The story is fairly simple. An amiable French caricature, Thierry Guetta, obsessively films a new and growing generation of street artists. Eventually the camera turns on him and the film becomes a document of his bombastic and derivative entry into the art world. It's very funny. Guetta, or 'Mr BrainWash' as he styles himself once he becomes an artist, is a classic comic creation. He has the lack of self awareness that makes for great mockumentary characters, the film becomes "Inspector Clouseau meets Spinal Tap with a spray can". Of course the 'is he, isn't he?' question is the viral heart of the film. Mister Brainwash looks very much like a comic creation, his history seems to coincide with that of the production of the film. He is both its subject an its creation and the ambiguity around whether this is a real documentary of not can only be good for box-office.




A lot of things ring just wrong enough to make you smell le rat. The main one for me, perhaps with an English ear, is the sound of Banksy's diction. His observations sound well scripted and badly acted, even with his voice going through a distorting filter it's clear that this isn't spontaneous speech. Some of the wrongness is probably imaginary, like the uncanny resemblance between Thierry and Rob Schnieder, but still distracting. It feels like a big in-joke. The fact that Mr Brainwash provided the cover for Madonna's album 'Celebration' makes you think like it might be. Throughout you can almost hear the smug laughter of celebrities imagining they're being transgressive.


There's plenty to like about Banksy. He's not just a smug post-pop arsehole he's genuinely witty (visually and verbally) and he uses absurd juxtapositions for the right reasons. His kissing coppers and Ramallah wall stencils are clever and righteous, they undermine power through wicked humour. He quotes from art history relentlessly but you sense that he's only doing it to create a shared objective base for the twist of satire he brings to his subject. That said it's undeniable that Banksy is a bit of a one line joke, the images are conceptual jokes that feel both right and wrong, you smile, maybe laugh and then they're gone. This film's a bit like that. Banksy can't be held responsible for the imitators who have followed in his wake but he can't pretend not to have benefitted from the street art boom. 'Wall and Piece', the book he published in 2005 is a bestseller reaching out to the alternative middlebrow coffee table market.


I don't have anything against anti-establishment artists making money, far from it. However I do have a natural inclination for intellectual rigour. Creating a crass talentless version of yourself and watching him succeed in just the same cultural and commercial milieu you thrive in doesn't seem all that smart. Thierry puts on a massive post-modern mess of a pop art spectacle. Of course people come to it, but that doesn't make them stupid.


Ostensibly the joke is on the art market. Prices for street art rise and rise and the implicit message in the film is "you idiots will buy ANYTHING". That might be a fair critique but it's one made fairly gently, it would have been interesting to see the kind of collectors who will pay millions of dollars to see what started on a wall put into a frame. Instead, particularly in the shots of the concert sized crowds waiting to get into MBW's show, the joke is on the great unwashed who've been lured by the bait of free art. It's a cheap shot but one supposes more comfortable than potentially upsetting the real money who buy the real Banksy.

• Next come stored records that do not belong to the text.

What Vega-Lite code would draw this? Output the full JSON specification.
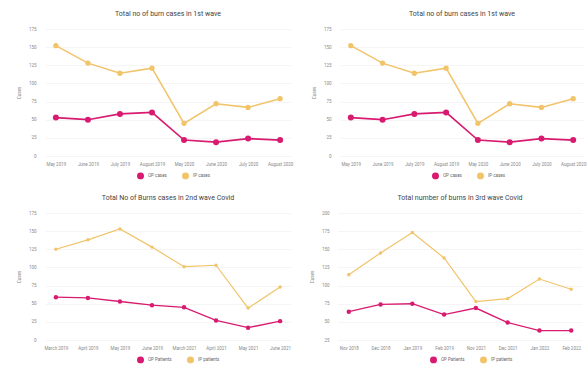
{
  "$schema": "https://vega.github.io/schema/vega-lite/v6.json",
  "background": "white",
  "padding": {"left": 16, "top": 10, "right": 2, "bottom": 2},
  "datasets": {
    "w1": [
      {"month": "May 2019", "series": "OP cases", "value": 53},
      {"month": "June 2019", "series": "OP cases", "value": 50},
      {"month": "July 2019", "series": "OP cases", "value": 58},
      {"month": "August 2019", "series": "OP cases", "value": 60},
      {"month": "May 2020", "series": "OP cases", "value": 22},
      {"month": "June 2020", "series": "OP cases", "value": 19},
      {"month": "July 2020", "series": "OP cases", "value": 24},
      {"month": "August 2020", "series": "OP cases", "value": 22},
      {"month": "May 2019", "series": "IP cases", "value": 152},
      {"month": "June 2019", "series": "IP cases", "value": 128},
      {"month": "July 2019", "series": "IP cases", "value": 114},
      {"month": "August 2019", "series": "IP cases", "value": 121},
      {"month": "May 2020", "series": "IP cases", "value": 45},
      {"month": "June 2020", "series": "IP cases", "value": 72},
      {"month": "July 2020", "series": "IP cases", "value": 67},
      {"month": "August 2020", "series": "IP cases", "value": 79}
    ],
    "w2": [
      {"month": "March 2019", "series": "OP Patients", "value": 59},
      {"month": "April 2019", "series": "OP Patients", "value": 58},
      {"month": "May 2019", "series": "OP Patients", "value": 53},
      {"month": "June 2019", "series": "OP Patients", "value": 48},
      {"month": "March 2021", "series": "OP Patients", "value": 45},
      {"month": "April 2021", "series": "OP Patients", "value": 27},
      {"month": "May 2021", "series": "OP Patients", "value": 17},
      {"month": "June 2021", "series": "OP Patients", "value": 26},
      {"month": "March 2019", "series": "IP patients", "value": 125},
      {"month": "April 2019", "series": "IP patients", "value": 138},
      {"month": "May 2019", "series": "IP patients", "value": 153},
      {"month": "June 2019", "series": "IP patients", "value": 128},
      {"month": "March 2021", "series": "IP patients", "value": 101},
      {"month": "April 2021", "series": "IP patients", "value": 103},
      {"month": "May 2021", "series": "IP patients", "value": 44},
      {"month": "June 2021", "series": "IP patients", "value": 73}
    ],
    "w3": [
      {"month": "Nov 2018", "series": "OP Patients", "value": 64},
      {"month": "Dec 2018", "series": "OP Patients", "value": 74},
      {"month": "Jan 2019", "series": "OP Patients", "value": 75},
      {"month": "Feb 2019", "series": "OP Patients", "value": 60},
      {"month": "Nov 2021", "series": "OP Patients", "value": 69},
      {"month": "Dec 2021", "series": "OP Patients", "value": 49},
      {"month": "Jan 2022", "series": "OP Patients", "value": 38},
      {"month": "Feb 2022", "series": "OP Patients", "value": 38},
      {"month": "Nov 2018", "series": "IP patients", "value": 115},
      {"month": "Dec 2018", "series": "IP patients", "value": 145},
      {"month": "Jan 2019", "series": "IP patients", "value": 173},
      {"month": "Feb 2019", "series": "IP patients", "value": 138},
      {"month": "Nov 2021", "series": "IP patients", "value": 78},
      {"month": "Dec 2021", "series": "IP patients", "value": 82},
      {"month": "Jan 2022", "series": "IP patients", "value": 109},
      {"month": "Feb 2022", "series": "IP patients", "value": 95}
    ]
  },
  "config": {
    "font": "Roboto",
    "view": {"stroke": null},
    "title": {"fontSize": 7, "fontWeight": "normal", "color": "#444444", "offset": 9, "font": "Roboto"},
    "axis": {"labelFontSize": 4.5, "labelColor": "#888", "titleFontSize": 4.5, "titleColor": "#888", "titleFontWeight": "normal", "domain": false, "ticks": false, "gridColor": "#eeeeee", "gridWidth": 0.6},
    "axisX": {"grid": false, "labelAngle": 0, "labelPadding": 5, "title": null},
    "axisY": {"labelPadding": 9, "titlePadding": 7},
    "legend": {"orient": "none", "direction": "horizontal", "legendX": 92, "legendY": 143, "title": null, "labelFontSize": 4.5, "labelColor": "#666", "symbolType": "circle", "symbolSize": 30, "columnPadding": 12}
  },
  "resolve": {"scale": {"color": "independent"}, "legend": {"color": "independent"}},
  "vconcat": [
    {
      "hconcat": [
        {
          "title": "Total no of burn cases in 1st wave",
          "width": 246, "height": 127,
          "data": {"name": "w1"},
          "encoding": {
            "x": {"field": "month", "type": "ordinal", "sort": null, "scale": {"type": "point", "padding": 0.34}},
            "y": {"field": "value", "type": "quantitative", "scale": {"domain": [0, 175]}, "axis": {"values": [0, 25, 50, 75, 100, 125, 150, 175], "title": "Cases"}},
            "color": {"field": "series", "type": "nominal", "sort": null, "scale": {"domain": ["OP cases", "IP cases"], "range": ["#d81b70", "#f1c46a"]}}
          },
          "layer": [
            {"mark": {"type": "line"}, "encoding": {"strokeWidth": {"field": "series", "type": "nominal", "scale": {"domain": ["OP cases", "IP cases"], "range": [1.7, 1.2]}, "legend": null}}},
            {"mark": {"type": "point", "filled": true, "opacity": 1}, "encoding": {"size": {"field": "series", "type": "nominal", "scale": {"domain": ["OP cases", "IP cases"], "range": [36, 12]}, "legend": null}}}
          ]
        },
        {
          "title": "Total no of burn cases in 1st wave",
          "width": 244, "height": 127,
          "data": {"name": "w1"},
          "encoding": {
            "x": {"field": "month", "type": "ordinal", "sort": null, "scale": {"type": "point", "padding": 0.34}},
            "y": {"field": "value", "type": "quantitative", "scale": {"domain": [0, 175]}, "axis": {"values": [0, 25, 50, 75, 100, 125, 150, 175], "title": "Cases"}},
            "color": {"field": "series", "type": "nominal", "sort": null, "scale": {"domain": ["OP cases", "IP cases"], "range": ["#d81b70", "#f1c46a"]}}
          },
          "layer": [
            {"mark": {"type": "line"}, "encoding": {"strokeWidth": {"field": "series", "type": "nominal", "scale": {"domain": ["OP cases", "IP cases"], "range": [1.7, 1.2]}, "legend": null}}},
            {"mark": {"type": "point", "filled": true, "opacity": 1}, "encoding": {"size": {"field": "series", "type": "nominal", "scale": {"domain": ["OP cases", "IP cases"], "range": [36, 12]}, "legend": null}}}
          ]
        }
      ],
      "spacing": 18,
      "resolve": {"scale": {"color": "independent"}, "legend": {"color": "independent"}}
    },
    {
      "hconcat": [
        {
          "title": "Total No of Burns cases in 2nd wave Covid",
          "width": 246, "height": 127,
          "data": {"name": "w2"},
          "encoding": {
            "x": {"field": "month", "type": "ordinal", "sort": null, "scale": {"type": "point", "padding": 0.34}},
            "y": {"field": "value", "type": "quantitative", "scale": {"domain": [0, 175]}, "axis": {"values": [0, 25, 50, 75, 100, 125, 150, 175], "title": "Cases"}},
            "color": {"field": "series", "type": "nominal", "sort": null, "scale": {"domain": ["OP Patients", "IP patients"], "range": ["#d81b70", "#f1c46a"]}}
          },
          "layer": [
            {"mark": {"type": "line"}, "encoding": {"strokeWidth": {"field": "series", "type": "nominal", "scale": {"domain": ["OP Patients", "IP patients"], "range": [1.7, 1.2]}, "legend": null}}},
            {"mark": {"type": "point", "filled": true, "opacity": 1}, "encoding": {"size": {"field": "series", "type": "nominal", "scale": {"domain": ["OP Patients", "IP patients"], "range": [36, 12]}, "legend": null}}}
          ]
        },
        {
          "title": "Total number of burns in 3rd wave Covid",
          "width": 244, "height": 127,
          "data": {"name": "w3"},
          "encoding": {
            "x": {"field": "month", "type": "ordinal", "sort": null, "scale": {"type": "point", "padding": 0.34}},
            "y": {"field": "value", "type": "quantitative", "scale": {"domain": [25, 200], "zero": false}, "axis": {"values": [25, 50, 75, 100, 125, 150, 175, 200], "title": "Cases"}},
            "color": {"field": "series", "type": "nominal", "sort": null, "scale": {"domain": ["OP Patients", "IP patients"], "range": ["#d81b70", "#f1c46a"]}}
          },
          "layer": [
            {"mark": {"type": "line"}, "encoding": {"strokeWidth": {"field": "series", "type": "nominal", "scale": {"domain": ["OP Patients", "IP patients"], "range": [1.7, 1.2]}, "legend": null}}},
            {"mark": {"type": "point", "filled": true, "opacity": 1}, "encoding": {"size": {"field": "series", "type": "nominal", "scale": {"domain": ["OP Patients", "IP patients"], "range": [36, 12]}, "legend": null}}}
          ]
        }
      ],
      "spacing": 18,
      "resolve": {"scale": {"color": "independent"}, "legend": {"color": "independent"}}
    }
  ],
  "spacing": 12
}
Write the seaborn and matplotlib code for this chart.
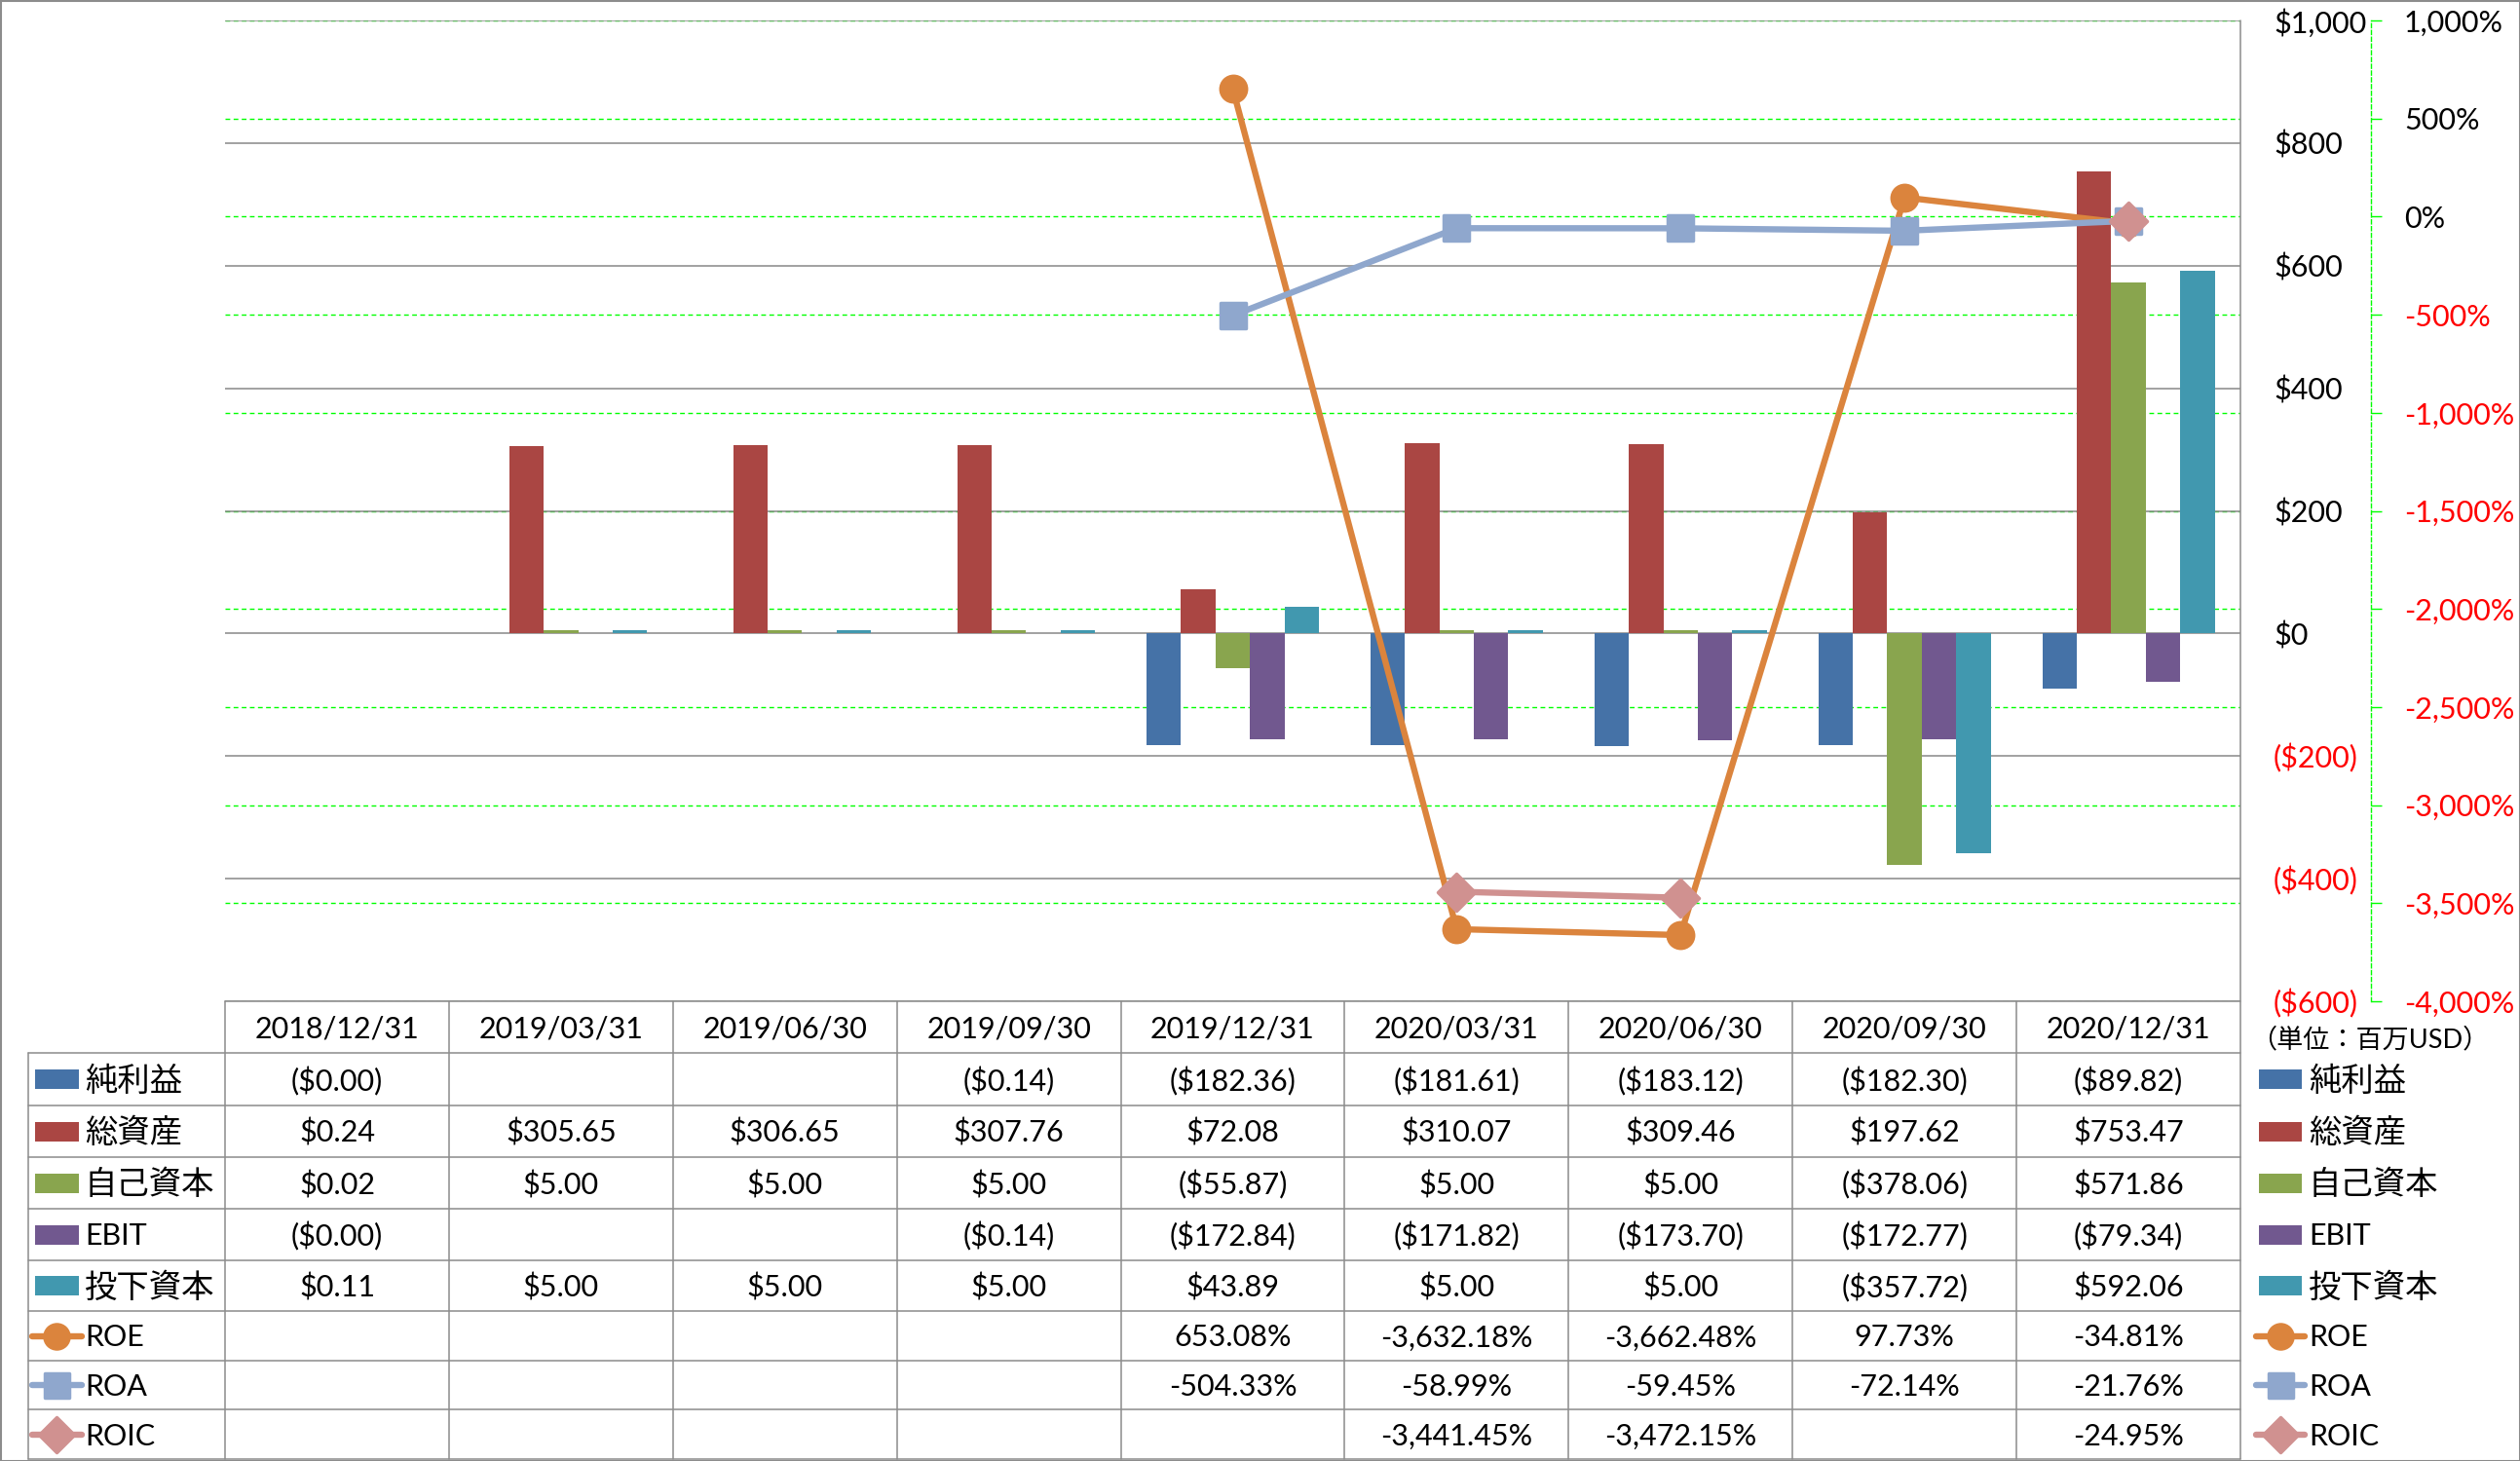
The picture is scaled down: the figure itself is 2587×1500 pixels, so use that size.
import numpy as np
import pandas as pd
import matplotlib
matplotlib.use('Agg')
import matplotlib.pyplot as plt
import seaborn as sns
from matplotlib.patches import Rectangle
from matplotlib.markers import MarkerStyle

# ---------------- data ----------------
dates = ['2018/12/31', '2019/03/31', '2019/06/30', '2019/09/30', '2019/12/31',
         '2020/03/31', '2020/06/30', '2020/09/30', '2020/12/31']
bar_names = ['純利益', '総資産', '自己資本', 'EBIT', '投下資本']
nan = np.nan
net_income = [-0.001, nan, nan, -0.14, -182.36, -181.61, -183.12, -182.30, -89.82]
total_assets = [0.24, 305.65, 306.65, 307.76, 72.08, 310.07, 309.46, 197.62, 753.47]
equity = [0.02, 5.00, 5.00, 5.00, -55.87, 5.00, 5.00, -378.06, 571.86]
ebit = [-0.001, nan, nan, -0.14, -172.84, -171.82, -173.70, -172.77, -79.34]
invested_capital = [0.11, 5.00, 5.00, 5.00, 43.89, 5.00, 5.00, -357.72, 592.06]
ratio_names = ['ROE', 'ROA', 'ROIC']
roe = [nan, nan, nan, nan, 653.08, -3632.18, -3662.48, 97.73, -34.81]
roa = [nan, nan, nan, nan, -504.33, -58.99, -59.45, -72.14, -21.76]
roic = [nan, nan, nan, nan, nan, -3441.45, -3472.15, nan, -24.95]
unit_label = '（単位：百万USD）'
money_ticks = [-600, -400, -200, 0, 200, 400, 600, 800, 1000]
pct_ticks = [-4000, -3500, -3000, -2500, -2000, -1500, -1000, -500, 0, 500, 1000]

bar_values = [net_income, total_assets, equity, ebit, invested_capital]
ratio_values = [roe, roa, roic]

# ---------------- styles ----------------
bar_colors = ['#4572A7', '#AA4643', '#89A54E', '#71588F', '#4198AF']
line_colors = ['#DB843D', '#8FA7CD', '#D09190']
line_markers = ['o', 's', 'D']
RED = '#FF0000'
GRID_GRAY = '#878787'
TABLE_GRAY = '#8C8C8C'
LIME = '#00FF00'
LW = 4.6

sns.set_style('white')
plt.rcParams['font.family'] = ['Lato', 'Noto Sans CJK JP', 'DejaVu Sans']

W, H = 2587, 1500
PX = 72 / 100.0  # points per pixel at dpi 100
fig = plt.figure(figsize=(W / 100, H / 100), dpi=100)

x0, x1 = 231, 2300
y_top, y_bot = 21, 1028
rect = [x0 / W, 1 - y_bot / H, (x1 - x0) / W, (y_bot - y_top) / H]
ax = fig.add_axes(rect)
ax_g = ax.twinx()
ax2 = ax.twinx()
ax_g.set_zorder(0)
ax.set_zorder(1)
ax2.set_zorder(2)
ax.patch.set_visible(False)
ax_g.patch.set_visible(False)

# ---------------- bars ----------------
records = [(d, name, v) for name, vals in zip(bar_names, bar_values)
           for d, v in zip(dates, vals)]
df = pd.DataFrame(records, columns=['date', 'series', 'value'])
sns.barplot(data=df, x='date', y='value', hue='series', order=dates,
            hue_order=bar_names, palette=bar_colors, width=0.77, saturation=1,
            errorbar=None, linewidth=0, legend=False, ax=ax, zorder=2)
ax.set_xlim(-0.5, 8.5)
ax.set_ylim(-600, 1000)
ax.set_xlabel('')
ax.set_ylabel('')
ax.tick_params(axis='x', bottom=False, labelbottom=False, top=False)
ax.set_axisbelow(True)
ax.yaxis.grid(True, color=GRID_GRAY, lw=1.1)
ax.xaxis.grid(False)


def money_tick(v):
    s = f"${abs(v):,.0f}"
    return f"({s})" if v < 0 else s


def pct_tick(v):
    return f"{v:,.0f}%"


# green percent grid (below bars)
ax_g.set_ylim(-4000, 1000)
ax_g.set_yticks(pct_ticks)
ax_g.yaxis.grid(True, color=LIME, ls=(0, (3.5, 2.5)), lw=1.0)
ax_g.tick_params(axis='y', length=0, labelright=False, labelleft=False)

# ---------------- lines ----------------
xs = np.arange(len(dates))
for vals, c, m, z in zip(ratio_values, line_colors, line_markers, [3, 4, 5]):
    ax2.plot(xs, vals, color=c, lw=LW, zorder=z, solid_capstyle='round',
             marker=MarkerStyle(m, joinstyle='round'), ms=19, mec=c, mfc=c, mew=2.5)
ax2.set_ylim(-4000, 1000)
ax2.set_xlim(-0.5, 8.5)

for a in (ax, ax_g, ax2):
    for s in a.spines.values():
        s.set_visible(False)
sp = ax2.spines['right']
sp.set_visible(True)
sp.set_position(('outward', 134 * PX))
sp.set_color(LIME)
sp.set_linestyle((0, (3, 2)))
sp.set_linewidth(1.0)

# tick labels (after spine positioning, which resets ticks)
ax.yaxis.tick_right()
ax.set_yticks(money_ticks)
ax.set_yticklabels([money_tick(v) for v in money_ticks])
ax.tick_params(axis='y', which='both', length=0, pad=34 * PX, labelsize=22,
               left=False, labelleft=False, right=True, labelright=True)

ax2.set_yticks(pct_ticks)
ax2.set_yticklabels([pct_tick(v) for v in pct_ticks])
ax2.tick_params(axis='y', direction='out', length=11 * PX, width=1, color=LIME,
                pad=23 * PX, labelsize=22)

for lab, v in zip(ax.get_yticklabels(), money_ticks):
    lab.set_color(RED if v < 0 else 'black')
for lab, v in zip(ax2.get_yticklabels(), pct_ticks):
    lab.set_color(RED if v < 0 else 'black')

# ---------------- table & legend overlay ----------------
ov = fig.add_axes([0, 0, 1, 1])
ov.set_xlim(0, W)
ov.set_ylim(H, 0)
ov.axis('off')
ov.set_zorder(10)

colw = (x1 - x0) / len(dates)
hdr_top = 1028
row_edges = [1081, 1135, 1188, 1241, 1294, 1346, 1397, 1447, 1498]
lab_left = 29

# borders
ov.plot([x0, x1], [hdr_top, hdr_top], color=TABLE_GRAY, lw=1.1)
for y in row_edges:
    ov.plot([lab_left, x1], [y, y], color=TABLE_GRAY, lw=1.1)
ov.plot([lab_left, lab_left], [row_edges[0], row_edges[-1]], color=TABLE_GRAY, lw=1.1)
for k in range(len(dates) + 1):
    xx = x0 + k * colw
    ytop = y_top if k == len(dates) else hdr_top
    ov.plot([xx, xx], [ytop, row_edges[-1]], color=TABLE_GRAY, lw=1.1)

FS = 22
DY = 2
for i, d in enumerate(dates):
    ov.text(x0 + (i + 0.5) * colw, (hdr_top + row_edges[0]) / 2 + DY, d,
            ha='center', va='center', fontsize=FS, color='black')


def money_cell(v):
    if v is None or np.isnan(v):
        return ''
    s = f"${abs(v):,.2f}"
    return f"({s})" if v < 0 else s


def pct_cell(v):
    if v is None or np.isnan(v):
        return ''
    return f"{v:,.2f}%"


all_names = bar_names + ratio_names
all_rows = [[money_cell(v) for v in vals] for vals in bar_values] + \
           [[pct_cell(v) for v in vals] for vals in ratio_values]

for r, (name, cells) in enumerate(zip(all_names, all_rows)):
    yc = (row_edges[r] + row_edges[r + 1]) / 2
    for i, t in enumerate(cells):
        if t:
            ov.text(x0 + (i + 0.5) * colw, yc + DY, t, ha='center', va='center',
                    fontsize=FS, color='black')
    is_cjk = any(ord(ch) > 0x2E80 for ch in name)
    lfs = 24 if is_cjk else FS
    # left label glyph + text, right legend glyph + text
    for gx0, gx1, tx in [(36, 81, 87), (2319, 2363, 2370)]:
        if r < len(bar_names):
            ov.add_patch(Rectangle((gx0, yc - 10), gx1 - gx0, 20,
                                   color=bar_colors[r], lw=0))
        else:
            j = r - len(bar_names)
            c = line_colors[j]
            ov.plot([gx0 - 3, gx1 + 3], [yc, yc], color=c, lw=LW,
                    solid_capstyle='round')
            ov.plot([(gx0 + gx1) / 2], [yc], color=c,
                    marker=MarkerStyle(line_markers[j], joinstyle='round'),
                    ms=18, mec=c, mfc=c, mew=2.5)
        ov.text(tx, yc + DY, name, ha='left', va='center', fontsize=lfs,
                color='black')

ov.text(2433, 1068, unit_label, ha='center', va='center', fontsize=19.5,
        color='black')

fig.add_artist(Rectangle((0, 0), 1, 1, transform=fig.transFigure, fill=False,
                         ec=TABLE_GRAY, lw=2.2))

fig.savefig('out.png', dpi=100)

So the film comes with a giant set of inverted commas. The ironies are trowelled on, but the one never explored is that we seem to be watching a rogue and anti-establishment art form complaining about how it has been commoditized even when many of the artists concerned, from Banksy himself through to Shepard Fairey have thriving industries based around them. It's a fairly conservative moan and even if the whole movie is an elaborate spoof it isn't a terribly radical one. I quite like the Banksy who picks big targets, who takes on power with pisstaking and releases a dangerous idea with a spraycan. Given the context of some of the fights he's picked 'Exit Through The Gift Shop' all seems a bit too smug and whingey.